March 09, 2007

They would, wouldn’t they? Politicians could be counted on to give a tepid response to King Abdullah II of Jordan, when before a joint session of Congress this week he made an impassioned plea for the United States to lead in an active pursuit of an Israel-Palestinian peace.

Politicians, after all, know which side their bagel is buttered. It got quieter in the chamber when the King pleaded the Palestinian case: “Sixty years of Palestinian dispossession, 40 years under occupation, all this has left a bitter legacy of disappointment and despair on all sides.” The denial of justice and peace in Palestine is recognized the world over except, it seems, inside the Beltway, as well as in New York and Hollywood land.

As Scott McConnell wrote in the American Conservative, quoting Gen. Wesley Clark, “You just have to read what’s in the Israeli press.
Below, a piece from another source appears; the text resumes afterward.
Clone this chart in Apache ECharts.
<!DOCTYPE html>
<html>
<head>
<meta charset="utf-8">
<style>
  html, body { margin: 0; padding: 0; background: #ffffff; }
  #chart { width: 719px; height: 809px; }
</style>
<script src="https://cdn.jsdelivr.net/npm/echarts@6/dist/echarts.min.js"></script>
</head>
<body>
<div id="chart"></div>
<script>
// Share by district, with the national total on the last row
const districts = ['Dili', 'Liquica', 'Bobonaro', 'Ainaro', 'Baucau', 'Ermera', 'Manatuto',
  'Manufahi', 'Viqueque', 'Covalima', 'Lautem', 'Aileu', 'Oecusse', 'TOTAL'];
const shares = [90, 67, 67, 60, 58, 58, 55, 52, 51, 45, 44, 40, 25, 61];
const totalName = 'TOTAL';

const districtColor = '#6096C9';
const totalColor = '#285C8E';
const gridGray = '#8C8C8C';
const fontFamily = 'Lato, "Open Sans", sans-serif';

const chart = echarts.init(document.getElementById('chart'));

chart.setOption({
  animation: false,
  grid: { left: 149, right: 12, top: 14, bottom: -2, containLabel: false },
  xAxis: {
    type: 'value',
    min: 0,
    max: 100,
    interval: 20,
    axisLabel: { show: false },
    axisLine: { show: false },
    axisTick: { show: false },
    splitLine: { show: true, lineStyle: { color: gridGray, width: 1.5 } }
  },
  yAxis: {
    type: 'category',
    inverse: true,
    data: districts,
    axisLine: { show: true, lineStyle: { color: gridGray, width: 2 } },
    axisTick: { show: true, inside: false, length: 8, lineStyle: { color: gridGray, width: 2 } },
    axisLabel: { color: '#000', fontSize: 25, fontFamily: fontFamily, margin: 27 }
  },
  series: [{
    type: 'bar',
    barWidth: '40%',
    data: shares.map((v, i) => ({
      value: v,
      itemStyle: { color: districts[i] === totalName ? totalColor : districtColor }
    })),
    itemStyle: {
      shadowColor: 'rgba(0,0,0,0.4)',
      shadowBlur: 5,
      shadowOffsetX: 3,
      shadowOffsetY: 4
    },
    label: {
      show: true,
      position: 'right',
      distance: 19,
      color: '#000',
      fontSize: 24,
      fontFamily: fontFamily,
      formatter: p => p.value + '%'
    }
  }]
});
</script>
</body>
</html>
The Jewish community is divided (about an attack on Iran) but there is so much pressure being channelled from New York money people to the office seekers.” In other words, no politician except for those wishing to retire immediately will risk the wrath of the Israel lobby. Applauding the King of Jordan’s plea could land one in the familiar crossfire of the anti-Semitic smear. If applause is dangerous, imagine criticizing the right-wing crazies of Likud.
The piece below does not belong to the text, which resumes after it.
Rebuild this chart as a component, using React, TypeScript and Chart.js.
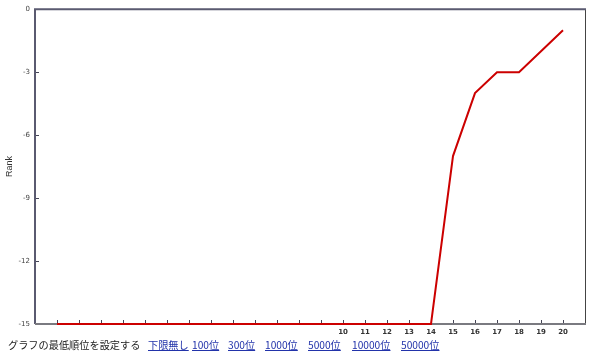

And it gets worse. The American Jewish Committee last month published a document which accused prominent American Jews of anti-Semitism. As the American Conservative wrote, “Perhaps the AJC’s targets really weren’t only professor Tony Judt or playwright Tony Kushner, or even the Washington Post’s Richard Cohen, the latter hardly a critic of Israel.” The idea basically was to scare the hell out of the goyim—if Jews are not safe from charges of anti-Semitism if they undertake any criticism of Israel, who the hell are we Christians to dare open our mouths?

And so it goes. Any argument which doesn’t please Abe Foxman or the crazed Alan Dershowitz results in the anti-Semitic smear. My suggestion is the following: What every decent person should do when discussing the horrors Israel has been perpetrating against the Palestinians these last sixty years is to quote from an Israeli newspaper, Haaretz, the most prestigious paper in the country. Haaretz has time and again pointed out these horrors, but within Israel no one dares call its writers anti-Semites. Now if only we could get some of our politicians to quote from Haaretz it would be a step in the right direction. And we might even hear one hand clapping in Congress.